Warum unser Schulsystem unsere Kinder nicht bildet und radikal verändert werden muss
In diesem Buch mit dem provokanten Titel beschreibt der Autor – Vater von 10 Kindern und Schulleiter – die Situation an deutschen Schulen.
Er sagt, sie werde vielfach den Kindern nicht gerecht und müsse daher durch eine Reform des gesamten Schulsystem grundsätzlich geändert werden.
Unter der Überschrift „Warum wir die Schule abschaffen müssen“ geht Oliver Hauschke z.B. auf die Normierung der Kinder durch das derzeitige System sowie die Ungerechtigkeit und Unsinnigkeit der Notengebung ein. Er beschreibt außerdem unterschiedliche Lehrer- und Schülerpersönlichkeiten, die zum Teil nicht kompatibel sind.
Im zweiten Teil des Buches erklärt er, wie das Lernen der Zukunft seiner Meinung nach aussehen muss. Er plädiert vor allem dafür, zunächst einmal Schulbildung neu zu definieren, mehr Vielfalt und Individualität zuzulassen sowie auf die Notengebung zu verzichten.
Um seine Thesen und Argumente zu belegen, bringt er viele Beispiele aus den schulischen Erfahrungen seiner eigenen Kinder und Schüler und aus seinem Beruf als Lehrer und Schulleiter.
Resümee: Bei seinen Ausführungen bemüht sich der Autor sehr um Differenzierung und Objektivität. Vieles konnte ich als – mittlerweile pensionierte – Lehrerin auf mich und meine Schulerfahrungen beziehen, einiges wiederum nicht.
Denn die Situation in den einzelnen Schulen hängt zum Großteil auch ab von
• der Schulleitung, die ihre Lehrkräfte z.B. unterstützt und motiviert oder
aber lieber nach oben schaut und „des Schulrats liebstes Kind“ sein möchte, wie es eine Kollegin einmal formulierte;
• Kollegen, die entweder engagiert sind, sich für Schüler und Eltern
einsetzen,und gemeinsam nach Lösungen suchen (auch außerhalb der regulären Schulzeit) oder die mit minimalem Aufwand nur die Rahmenbedingungen erfüllen. Hier ist dann auch der idealistischste Lehrer oft Einzelkämpfer und bleibt irgendwann auf der Strecke.
Ich habe in meiner Laufbahn zu beiden Punkten die jeweiligen Extreme erlebt und weiß daher, dass das Maß, in dem eine Schule den Kindern gerecht werden kann, zum nicht unerheblichen Teil auch von den in ihr arbeitenden Schulleitern und Lehrern abhängt. Dies lässt der Autor immer wieder durchblicken.

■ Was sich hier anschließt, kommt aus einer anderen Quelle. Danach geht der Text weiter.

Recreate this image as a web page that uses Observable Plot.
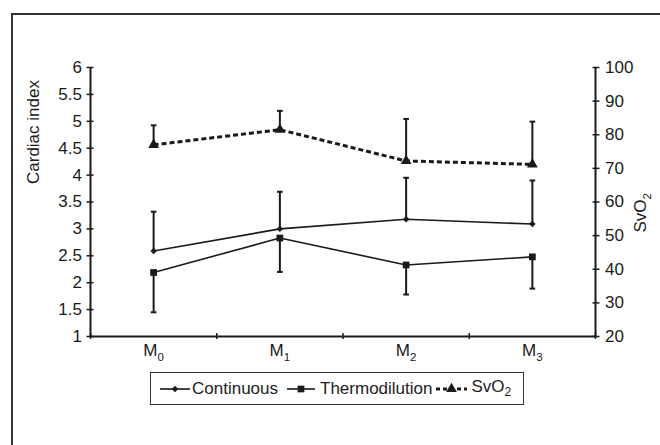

Nichtsdestotrotz ist das deutsche Schulsystem desolat und daher zweifellos stark reformbedürftig, und ich stimme Hauschkes diesbezüglichen Vorschlägen zu – wenn auch manchmal nur bedingt.
In seinem Bemühen um eine genaue Erklärung der jeweiligen Situation beschreibt er diese sehr detailliert, wiederholt sich inhaltlich auch oft. Dies wirkte auf mich oft ermüdend, ist für Leser, die nicht in der Thematik drinstecken, jedoch vielleicht nötig.
Der Verfasser schreibt jedes Mal politisch korrekt „Schüler/-innen“ und „Lehrer/-innen“. Da beide Begriffe naturgemäß in einem Buch über Schule sehr häufig vorkommen, beeinträchtigt diese Form jedoch stark den Lesefluss. Eine kurze Vorab-Erklärung, dass man sich daher auf die Grundform beschränkt, hätte das Problem sicher gelöst.
Fazit: Generell ist das Buch schwer zu bewerten, da die Sichtweisen je nach
individueller Situation – sei es als Schulleiter, Lehrer, Schüler, Eltern – sehr unterschiedlich sein können. Alles in allem ist es ein positives Werk, das die Problematik des deutschen Schulwesens aufzeigt und viele Denkanstöße liefert.